The default rules of Mooshak, the programming contest management system I developed, are those of ICPC - the International Collegiate Programming Contests. The basic rule is quite simple. Wins the team that solves more problems. When several teams have an equal number of solved problems the winning team is the one with a lower cumulative time in all accepted problems. 


Since the ranking depends also on time, most teams would just submit their first untested version, hoping that it were correct. We all know this is a bad programming practice and would be an extra burden for contest management systems too. This is why in the ICPC rules a wrong answer has a penalty of 20 minutes.  Knowing this, teams think very carefully before submitting a potentially wrong answer.


Some years ago in an ICPC programming contest there was a team in second place. They needed another problem to win, but by submitting a wrong answer they risked a penalty. If neither them nor the team in third place had another accepted problem in those last few minutes they would be second. But they would not win the contest unless they had  another problem accepted.  
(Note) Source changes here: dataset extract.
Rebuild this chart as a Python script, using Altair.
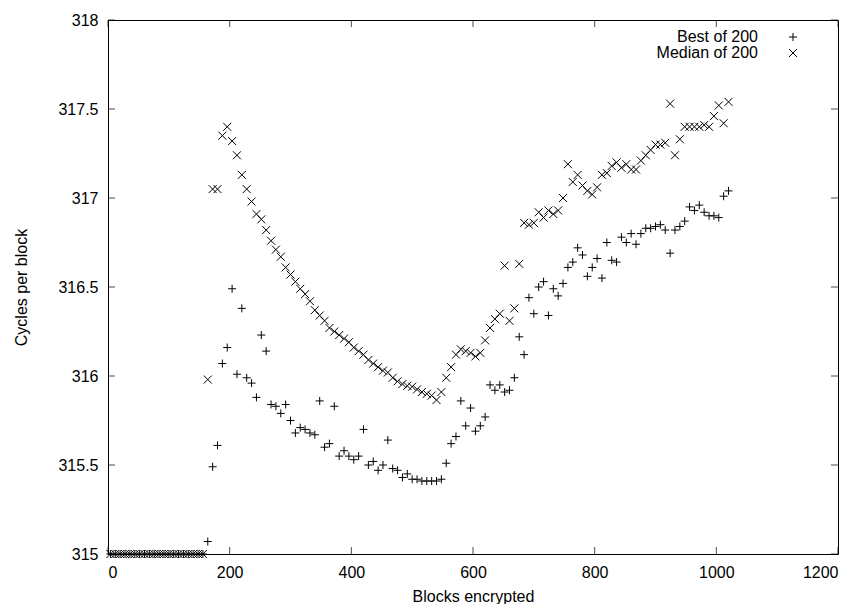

They finally decided to submit and it was a wrong answer. They continued to submit and they lost the second, and then they lost the third place too. Surprisingly, or maybe not, during the final ceremony they were more applauded than the team in the first place. I guess that most people in the audience realized that there are values more important then rules, and the courage to take risks is one of them. And a few people also realized that rules must follow values, and this is why today, in the ICPC rules, a penalty for a wrong answer is only effective when the problem gets an accepted answer. In the end, you cannot lose by trying to do better. 

Have this in mind every time you compete. CodeVita will have its own set of rules, not those of ICPC, to define who wins, but if you do your best you can be sure you will also be a winner.